Some people want to break out of the cycle, and you can't really blame them for it when the economy is hurting working people (ofcourse excluding that writing software is relative to other jobs a cushion job)
Software is the most cush job I have had. More money for less work. Better perks. Less stress overall. Constantly learning, yes. Often frustrating, yes. But having financial resources beyond what the other jobs could provide is a thing. Other jobs I could leave at work, sure, but others I couldn't. I would never go back to being a public high school teacher; that shit was the suck. So was selling stocks. Software is a dream in comparison.
I've been an EMT, a line cook, a dishwasher, a waiter, sold insurance, and worked on political campaigns. The easiest of all those is 10x harder than the hardest day of writing code.

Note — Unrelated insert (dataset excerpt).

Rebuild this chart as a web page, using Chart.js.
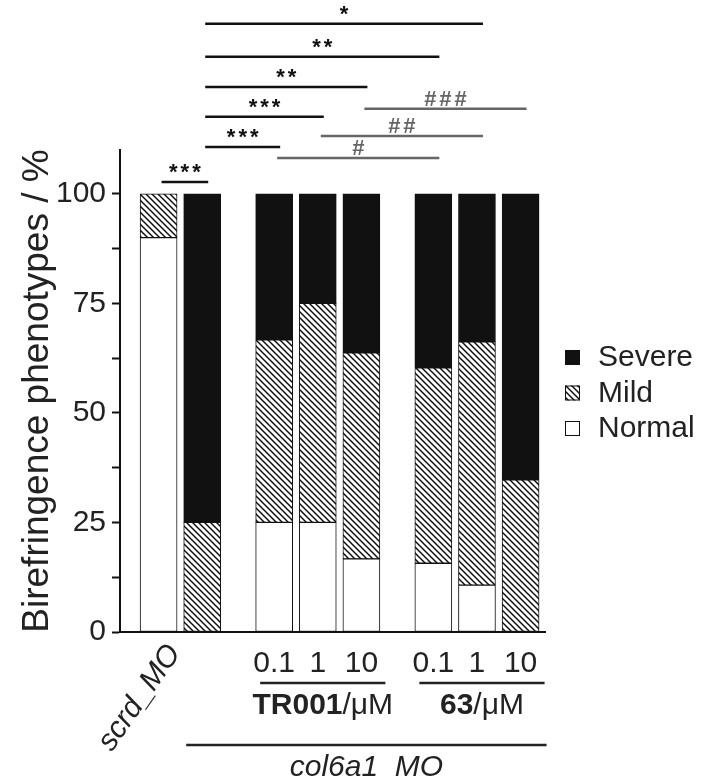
<!DOCTYPE html>
<html lang="en">
<head>
<meta charset="UTF-8">
<title>Birefringence phenotypes</title>
<style>
    body { margin: 0; background: #fff; }
    #chart { display: block; }
</style>
</head>
<body>
<canvas id="chart" width="703" height="782"></canvas>
<script src="https://cdn.jsdelivr.net/npm/chart.js"></script>
<script>
// ---- data (left to right) ----
const barLabels = ['scrd_MO', '', '0.1', '1', '10', '0.1', '1', '10'];
const barGroup = [0, 0, 1, 1, 1, 2, 2, 2];
const normal = [90, 0, 25, 25, 16.7, 15.7, 10.7, 0];
const mild = [10, 25, 41.7, 50, 47, 44.6, 55.5, 34.7];
const severe = [0, 75, 33.3, 25, 36.3, 39.7, 33.8, 65.3];
const yTicks = [0, 25, 50, 75, 100];
const groupNames = ['', 'TR001', '63'];
const groupUnit = '/\u03bcM';
const moLabel = 'col6a1  MO';

// significance comparisons (bar index from -> to)
const sigFrom = [0, 1, 1, 1, 1, 1, 2, 3, 4];
const sigTo = [1, 2, 3, 4, 5, 6, 5, 6, 7];
const sigText = ['***', '***', '***', '**', '**', '*', '#', '##', '###'];

// ---- layout ----
const FONT = 'Arial, "Liberation Sans", sans-serif';
const GROUP_GAP = 0.65;
const SIG_Y = [102.7, 110.7, 117.6, 124.4, 131.3, 138.8, 108.2, 113.2, 119.4];
const xPos = barGroup.map((g, i) => i + g * GROUP_GAP);

function hatch() {
    const c = document.createElement('canvas');
    c.width = 6; c.height = 6;
    const g = c.getContext('2d');
    g.fillStyle = '#fff';
    g.fillRect(0, 0, 6, 6);
    g.strokeStyle = '#111';
    g.lineWidth = 1.5;
    g.beginPath();
    g.moveTo(-1, -1); g.lineTo(7, 7);
    g.moveTo(-1, 5); g.lineTo(1, 7);
    g.moveTo(5, -1); g.lineTo(7, 1);
    g.stroke();
    return g.createPattern(c, 'repeat');
}
const HATCH = hatch();

const series = vals => vals.map((v, i) => ({ x: xPos[i], y: v }));
const barStyle = { borderColor: '#111', borderWidth: 1, borderSkipped: false, barThickness: 37 };

const extras = {
    id: 'extras',
    afterDraw(chart) {
        const ctx = chart.ctx, xs = chart.scales.x, ys = chart.scales.y;
        const px = i => xs.getPixelForValue(xPos[i]);
        ctx.save();

        // significance bars
        ctx.textAlign = 'center';
        ctx.textBaseline = 'alphabetic';
        sigFrom.forEach((f, k) => {
            const x1 = px(f), x2 = px(sigTo[k]);
            const yy = ys.getPixelForValue(SIG_Y[k]);
            const col = sigText[k][0] === '#' ? '#666' : '#111';
            ctx.strokeStyle = col;
            ctx.fillStyle = col;
            ctx.lineWidth = 2.5;
            ctx.beginPath();
            ctx.moveTo(x1 + 3, yy); ctx.lineTo(x2 + 6, yy);
            ctx.stroke();
            ctx.font = 'bold 22px ' + FONT;
            ctx.letterSpacing = '3px';
            ctx.fillText(sigText[k], (x1 + x2) / 2 + 6, yy - 3);
            ctx.letterSpacing = '0px';
        });

        ctx.fillStyle = '#222';
        ctx.strokeStyle = '#222';

        // scrd_MO rotated
        ctx.save();
        ctx.translate(px(0) + 16, 648);
        ctx.rotate(-55 * Math.PI / 180);
        ctx.font = 'italic 30px ' + FONT;
        ctx.textAlign = 'right';
        ctx.textBaseline = 'middle';
        ctx.fillText(barLabels[0], 0, 0);
        ctx.restore();

        // dose labels
        ctx.font = '30px ' + FONT;
        ctx.textAlign = 'center';
        ctx.textBaseline = 'middle';
        for (let i = 2; i < barLabels.length; i++) ctx.fillText(barLabels[i], px(i), 664);

        // group underlines and names
        ctx.lineWidth = 2.5;
        [1, 2].forEach(g => {
            const idx = barGroup.map((b, i) => b === g ? i : -1).filter(i => i >= 0);
            const a = px(idx[0]) - 14, b = px(idx[idx.length - 1]) + 24;
            ctx.beginPath(); ctx.moveTo(a, 683); ctx.lineTo(b, 683); ctx.stroke();
            ctx.font = 'bold 30px ' + FONT;
            const w1 = ctx.measureText(groupNames[g]).width;
            ctx.font = '30px ' + FONT;
            const w2 = ctx.measureText(groupUnit).width;
            const start = (a + b) / 2 - (w1 + w2) / 2;
            ctx.textAlign = 'left';
            ctx.font = 'bold 30px ' + FONT;
            ctx.fillText(groupNames[g], start, 706);
            ctx.font = '30px ' + FONT;
            ctx.fillText(groupUnit, start + w1, 706);
        });

        // col6a1 MO
        const l = px(1) - 16, r = px(7) + 26;
        ctx.beginPath(); ctx.moveTo(l, 745); ctx.lineTo(r, 745); ctx.stroke();
        ctx.font = 'italic 30px ' + FONT;
        ctx.textAlign = 'center';
        ctx.fillText(moLabel, (l + r) / 2, 768);

        // legend
        const items = [['Severe', '#111'], ['Mild', HATCH], ['Normal', '#fff']];
        ctx.textAlign = 'left';
        ctx.font = '30px ' + FONT;
        items.forEach((it, k) => {
            const cy = 358 + k * 35.5;
            ctx.fillStyle = it[1];
            ctx.fillRect(565, cy - 8, 15, 15);
            ctx.lineWidth = 1;
            ctx.strokeStyle = '#111';
            ctx.strokeRect(565.5, cy - 7.5, 14, 14);
            ctx.fillStyle = '#222';
            ctx.fillText(it[0], 598, cy);
        });
        ctx.restore();
    }
};

new Chart(document.getElementById('chart'), {
    type: 'bar',
    data: {
        datasets: [
            { label: 'Normal', data: series(normal), backgroundColor: '#fff', ...barStyle },
            { label: 'Mild', data: series(mild), backgroundColor: HATCH, ...barStyle },
            { label: 'Severe', data: series(severe), backgroundColor: '#111', ...barStyle }
        ]
    },
    options: {
        responsive: false,
        animation: false,
        layout: { padding: { top: 150, right: 158, bottom: 148, left: 8 } },
        plugins: { legend: { display: false }, tooltip: { enabled: false } },
        scales: {
            x: {
                type: 'linear',
                offset: false,
                min: -0.885,
                max: 8.86,
                stacked: true,
                ticks: { display: false },
                grid: { display: false },
                border: { display: true, color: '#111', width: 2 },
                afterFit: s => { s.height = 2; }
            },
            y: {
                min: 0,
                max: 110,
                stacked: true,
                afterBuildTicks: s => {
                    const vals = [];
                    yTicks.forEach((v, i) => {
                        vals.push(v);
                        if (i < yTicks.length - 1) vals.push((v + yTicks[i + 1]) / 2);
                    });
                    s.ticks = vals.map(v => ({ value: v }));
                },
                ticks: {
                    autoSkip: false,
                    callback: v => yTicks.includes(v) ? String(v) : '',
                    font: { size: 30, family: FONT },
                    color: '#222',
                    padding: 6
                },
                grid: { display: true, drawOnChartArea: false, drawTicks: true, tickLength: 8, tickColor: '#111', tickWidth: 2 },
                border: { display: true, color: '#111', width: 2 },
                title: {
                    display: true,
                    text: 'Birefringence phenotypes / %',
                    font: { size: 37, family: FONT },
                    color: '#222',
                    padding: { top: 8, bottom: 0 }
                },
                afterFit: s => { s.width = 112; }
            }
        }
    },
    plugins: [extras]
});
</script>
</body>
</html>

It's frustrating at times, sure. There's office politics, sure. We probably have to deal with a disproportionate percentage of weaponized autism, sure.
But it is a cushy job and the "money per unit of effort" metric is off the charts compared to basically every other job I can think of, and definitely every other job I've ever had.

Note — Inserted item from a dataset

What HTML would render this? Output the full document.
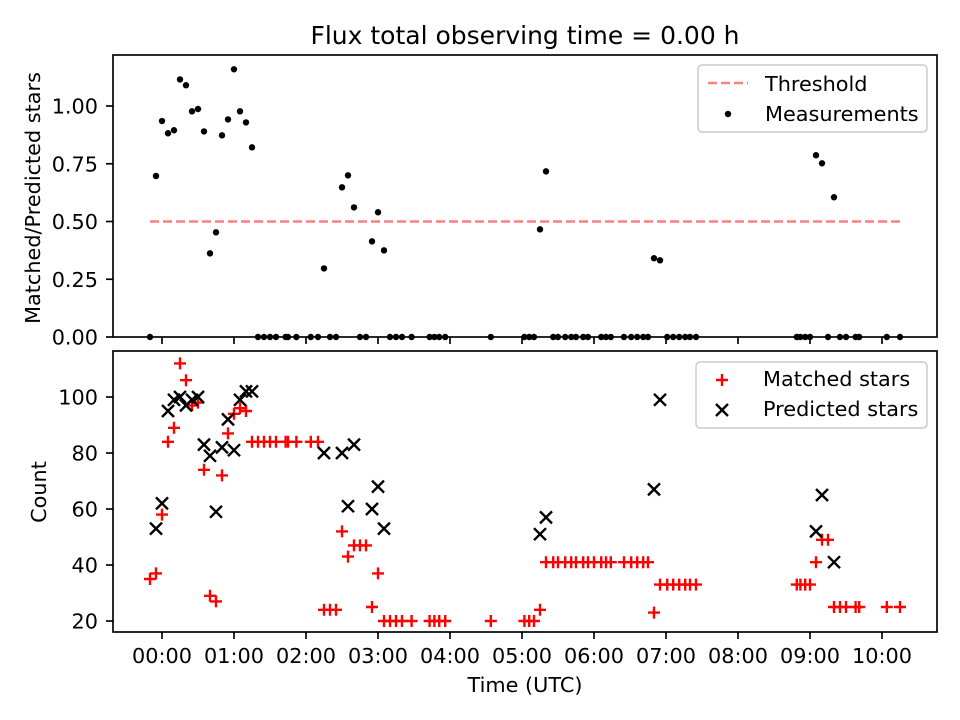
<!DOCTYPE html>
<html><head><meta charset="utf-8"><style>
html,body{margin:0;padding:0;background:#fff;}
svg{display:block;font-family:"DejaVu Sans","Liberation Sans",sans-serif;}
</style></head><body>
<svg id="chart" width="960" height="720" viewBox="0 0 960 720">
<rect width="960" height="720" fill="#fff"/>
<text x="525" y="44" text-anchor="middle" font-size="25">Flux total observing time = 0.00 h</text>
<g id="topPanel"></g>
<g id="botPanel"></g>
<text x="525" y="692" text-anchor="middle" font-size="20.8">Time (UTC)</text>
<text transform="translate(40,198) rotate(-90)" text-anchor="middle" font-size="20.8">Matched/Predicted stars</text>
<text transform="translate(46,492) rotate(-90)" text-anchor="middle" font-size="20.8">Count</text>
</svg>
<script>
// data: times in minutes relative to 00:00 UTC
const ratioT=[-10,-5,0,5,10,15,20,25,30,35,40,45,50,55,60,65,70,75,80,85,90,95,103,105,112,124,130,135,140,145,150,155,160,165,170,175,180,185,190,195,200,208,223,227,231,236,274,302,306,310,315,320,326,330,336,341,345,351,355,366,370,374,385,391,396,401,405,410,415,421,426,431,436,440,445,529,532,536,540,545,550,555,560,565,570,578,581,604,615];
const ratioV=[0,.697,.935,.882,.895,1.115,1.09,.977,.987,.89,.362,.453,.873,.942,1.159,.977,.929,.821,0,0,0,0,0,0,0,0,0,.297,0,0,.648,.700,.561,0,0,.414,.540,.375,0,0,0,0,0,0,0,0,0,0,0,0,.466,.717,0,0,0,0,0,0,0,0,0,0,0,0,0,0,0,.341,.332,0,0,0,0,0,0,0,0,0,0,.787,.752,0,.605,0,0,0,0,0,0];
const threshold=0.5;
const matchedT=[-10,-5,0,5,10,15,20,25,30,35,40,45,50,55,60,65,70,75,80,85,90,95,103,105,112,124,130,135,140,145,150,155,160,165,170,175,180,185,190,195,200,208,223,227,231,236,274,302,306,310,315,320,326,330,336,341,345,351,355,360,366,370,374,385,391,396,401,405,410,415,421,426,431,436,440,445,529,532,536,540,545,550,555,560,565,570,578,581,604,615];
const matchedV=[35,37,58,84,89,112,106,97,98,74,29,27,72,87,94,96,95,84,84,84,84,84,84,84,84,84,84,24,24,24,52,43,47,47,47,25,37,20,20,20,20,20,20,20,20,20,20,20,20,20,24,41,41,41,41,41,41,41,41,41,41,41,41,41,41,41,41,41,23,33,33,33,33,33,33,33,33,33,33,33,41,49,49,25,25,25,25,25,25,25];
const predT=[-5,0,5,10,15,20,25,30,35,40,45,50,55,60,65,70,75,135,150,155,160,175,180,185,315,320,410,415,545,550,560];
const predV=[53,62,95,99,100,97,99,100,83,79,59,82,92,81,99,102,102,80,80,61,83,60,68,53,51,57,67,99,52,65,41];
const xTicks=["00:00","01:00","02:00","03:00","04:00","05:00","06:00","07:00","08:00","09:00","10:00"];
const topTicks=[0,0.25,0.5,0.75,1.0];
const botTicks=[20,40,60,80,100];

const NS="http://www.w3.org/2000/svg";
const L=113,R=937,TT=55,TB=337,BT=351,BB=632;
const FS=20.8, SW=1.67, TL=7;
const xs=m=>162+m/60*72;
const yTop=v=>337-v*231;
const yBot=v=>397-(v-100)*2.8;
function mk(p,tag,at){const e=document.createElementNS(NS,tag);for(const k in at)e.setAttribute(k,at[k]);p.appendChild(e);return e;}
const topG=document.getElementById('topPanel'),botG=document.getElementById('botPanel');

const tl=mk(topG,'line',{x1:xs(Math.min(...ratioT)),x2:xs(Math.max(...ratioT)),y1:yTop(threshold),y2:yTop(threshold),stroke:'#ff0000','stroke-opacity':0.5,'stroke-width':2.4,'stroke-dasharray':'9,4'});


ratioT.forEach((t,i)=>{
 const c=mk(topG,'circle',{cx:xs(t),cy:yTop(ratioV[i]),r:3.2,fill:'#000'});
 
 
});
matchedT.forEach((t,i)=>{
 const x=xs(t),y=yBot(matchedV[i]);
 const g=mk(botG,'path',{d:`M${x-6},${y}H${x+6}M${x},${y-6}V${y+6}`,stroke:'#ff0000','stroke-width':2.4,fill:'none'});
 
 
});
predT.forEach((t,i)=>{
 const x=xs(t),y=yBot(predV[i]);
 const g=mk(botG,'path',{d:`M${x-6},${y-6}L${x+6},${y+6}M${x-6},${y+6}L${x+6},${y-6}`,stroke:'#000','stroke-width':2.4,fill:'none'});
 
 
});
[[TT,TB,topG],[BT,BB,botG]].forEach(([a,b,p])=>{
 const f=mk(p,'rect',{x:L,y:a,width:R-L,height:b-a,fill:'none',stroke:'#000','stroke-width':SW});
 
 
});
xTicks.forEach((lab,i)=>{
 const x=xs(i*60);
 mk(topG,'line',{x1:x,x2:x,y1:TB,y2:TB+TL,stroke:'#000','stroke-width':SW});
 mk(botG,'line',{x1:x,x2:x,y1:BB,y2:BB+TL,stroke:'#000','stroke-width':SW});
 const t=mk(botG,'text',{x:x,y:663,'text-anchor':'middle','font-size':FS});
 t.textContent=lab;
 
 
});
topTicks.forEach(v=>{
 const y=yTop(v);
 mk(topG,'line',{x1:L-TL,x2:L,y1:y,y2:y,stroke:'#000','stroke-width':SW});
 const t=mk(topG,'text',{x:L-15,y:y+7.5,'text-anchor':'end','font-size':FS});
 t.textContent=v.toFixed(2);
 
 
});
botTicks.forEach(v=>{
 const y=yBot(v);
 mk(botG,'line',{x1:L-TL,x2:L,y1:y,y2:y,stroke:'#000','stroke-width':SW});
 const t=mk(botG,'text',{x:L-15,y:y+7.5,'text-anchor':'end','font-size':FS});
 t.textContent=String(v);
 
 
});
const lg1=mk(topG,'g',{});


mk(lg1,'rect',{x:698,y:65,width:229,height:67,rx:4,fill:'#fff','fill-opacity':0.8,stroke:'#ccc','stroke-width':1.5});
mk(lg1,'line',{x1:708,x2:748,y1:83,y2:83,stroke:'#ff0000','stroke-opacity':0.5,'stroke-width':2.4,'stroke-dasharray':'9,4'});
let tx=mk(lg1,'text',{x:765,y:91,'font-size':FS});tx.textContent='Threshold';
mk(lg1,'circle',{cx:728,cy:114,r:3.2,fill:'#000'});
tx=mk(lg1,'text',{x:765,y:121,'font-size':FS});tx.textContent='Measurements';
const lg2=mk(botG,'g',{});


mk(lg2,'rect',{x:696,y:362,width:231,height:66,rx:4,fill:'#fff','fill-opacity':0.8,stroke:'#ccc','stroke-width':1.5});
mk(lg2,'path',{d:'M716,380H728M722,374V386',stroke:'#ff0000','stroke-width':2.4});
tx=mk(lg2,'text',{x:763,y:386,'font-size':FS});tx.textContent='Matched stars';
mk(lg2,'path',{d:'M716,404L728,416M716,416L728,404',stroke:'#000','stroke-width':2.4});
tx=mk(lg2,'text',{x:763,y:416,'font-size':FS});tx.textContent='Predicted stars';
</script>
</body></html>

Eventually he tried out programming and found there's no real end to the amount of things to learn. It was the only job he found that he wouldn't get bored on. He only eventually left because of bad bosses.
I think that might be the factor that makes it hard vs easy compared to others - that for a lot of people, continual learning (which they thought they'd left behind when they finished school) is why it might be harder than the other jobs ones you listed. Though I know I'd find those ones harder for other different reasons.